Livermore ,CA 94551 - 0234
(925) 371 - 7278
PRINCIPAL INVESTIGATOR/PROJECT MANAGER
(Name, E-mail, Mail Address, City/State/Zip, Phone)
6252 Preston Ave.
Livermore, CA 94551 -0234
(724) 295 - 3330
TECHNICAL ABSTRACT (Limit 2000 characters, approximately 200 words)
The proposed Phase II effort seeks to demonstrate a dramatic reduction of the manufacturing cost and cycle time of lightweight silicon carbide mirrors by substituting a novel reactive atom plasma (RAP) process for traditional hard tool grinding and lapping. We will use the RAP process (a plasma-based non-contact shaping tool) along with conventional steps to shape a series of lightweight optics, culminating in a 12" asphere. We will finish these optics to final specification using one of several candidate sub-aperture finishing tools. The avoidance of surface and subsurface damage by the use of this non-contact RAP process is expected to substantially reduce the time and cost of optical finishing of lightweight SiC optics. We will also demonstrate the scalability of the RAP process for SiC optics and optical segments up to 2 meters.
POTENTIAL NASA COMMERCIAL APPLICATIONS (Limit 1500 characters, approximately 150 words)
Lightweight silicon carbide mirrors are needed for advanced space astronomy and earth imaging missions spanning the entire electromagnetic spectrum. Based upon its material properties, SiC has been identified as an attractive replacement for beryllium and glass mirrors in future large aperture telescopes and interferometers. However, the cost and schedule for producing such optics by conventional technology has been prohibitive.
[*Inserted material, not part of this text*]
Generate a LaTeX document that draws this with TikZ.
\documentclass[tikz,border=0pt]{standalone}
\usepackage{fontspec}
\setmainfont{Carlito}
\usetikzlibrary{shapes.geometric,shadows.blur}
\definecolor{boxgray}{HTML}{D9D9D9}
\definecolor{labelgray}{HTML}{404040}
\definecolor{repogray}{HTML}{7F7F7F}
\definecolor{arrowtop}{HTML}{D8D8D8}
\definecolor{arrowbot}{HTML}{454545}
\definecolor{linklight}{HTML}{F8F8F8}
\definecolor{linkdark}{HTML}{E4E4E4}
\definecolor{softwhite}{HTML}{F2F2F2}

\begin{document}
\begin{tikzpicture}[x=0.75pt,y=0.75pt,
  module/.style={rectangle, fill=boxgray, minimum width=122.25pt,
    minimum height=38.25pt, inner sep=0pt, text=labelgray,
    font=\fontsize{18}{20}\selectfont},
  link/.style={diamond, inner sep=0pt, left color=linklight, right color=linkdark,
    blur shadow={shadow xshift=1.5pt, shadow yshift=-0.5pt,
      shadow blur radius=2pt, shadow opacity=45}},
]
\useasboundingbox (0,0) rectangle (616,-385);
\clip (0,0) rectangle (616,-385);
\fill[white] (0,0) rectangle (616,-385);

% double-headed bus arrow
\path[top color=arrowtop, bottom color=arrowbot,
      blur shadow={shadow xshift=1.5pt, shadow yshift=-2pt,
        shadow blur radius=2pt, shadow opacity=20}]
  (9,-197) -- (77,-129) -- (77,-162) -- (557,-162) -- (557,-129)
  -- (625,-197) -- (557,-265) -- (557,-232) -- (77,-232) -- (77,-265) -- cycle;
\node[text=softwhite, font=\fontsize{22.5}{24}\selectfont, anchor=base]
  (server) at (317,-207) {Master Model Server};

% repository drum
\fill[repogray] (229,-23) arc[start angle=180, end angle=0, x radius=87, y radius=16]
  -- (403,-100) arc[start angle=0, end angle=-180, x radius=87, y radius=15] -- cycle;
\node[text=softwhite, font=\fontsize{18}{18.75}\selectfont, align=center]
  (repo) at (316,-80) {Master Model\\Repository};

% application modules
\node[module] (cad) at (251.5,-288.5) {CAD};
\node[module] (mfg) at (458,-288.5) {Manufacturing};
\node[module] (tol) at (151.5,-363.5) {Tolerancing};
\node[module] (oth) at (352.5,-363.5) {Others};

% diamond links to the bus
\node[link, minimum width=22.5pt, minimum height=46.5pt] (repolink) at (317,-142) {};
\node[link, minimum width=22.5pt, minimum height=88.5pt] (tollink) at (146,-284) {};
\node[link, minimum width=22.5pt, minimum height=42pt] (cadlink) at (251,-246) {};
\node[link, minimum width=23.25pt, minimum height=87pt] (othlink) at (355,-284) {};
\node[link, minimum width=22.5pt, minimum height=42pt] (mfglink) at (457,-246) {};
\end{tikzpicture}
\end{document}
POTENTIAL NON-NASA COMMERCIAL APPLICATIONS (Limit 1500 characters, approximately 150 words)
SiC is an attractive material for optical and opto-mechanical applications in semiconductor processing, dynamic imaging systems and lightweight guidence systems. It is also ideally suited for high stiffness, high agility wafer stages which must be optically tracked by laser based distance measuring interferometers. SiC is also attractive for high performance industrial scanners used in printing, cutting and welding.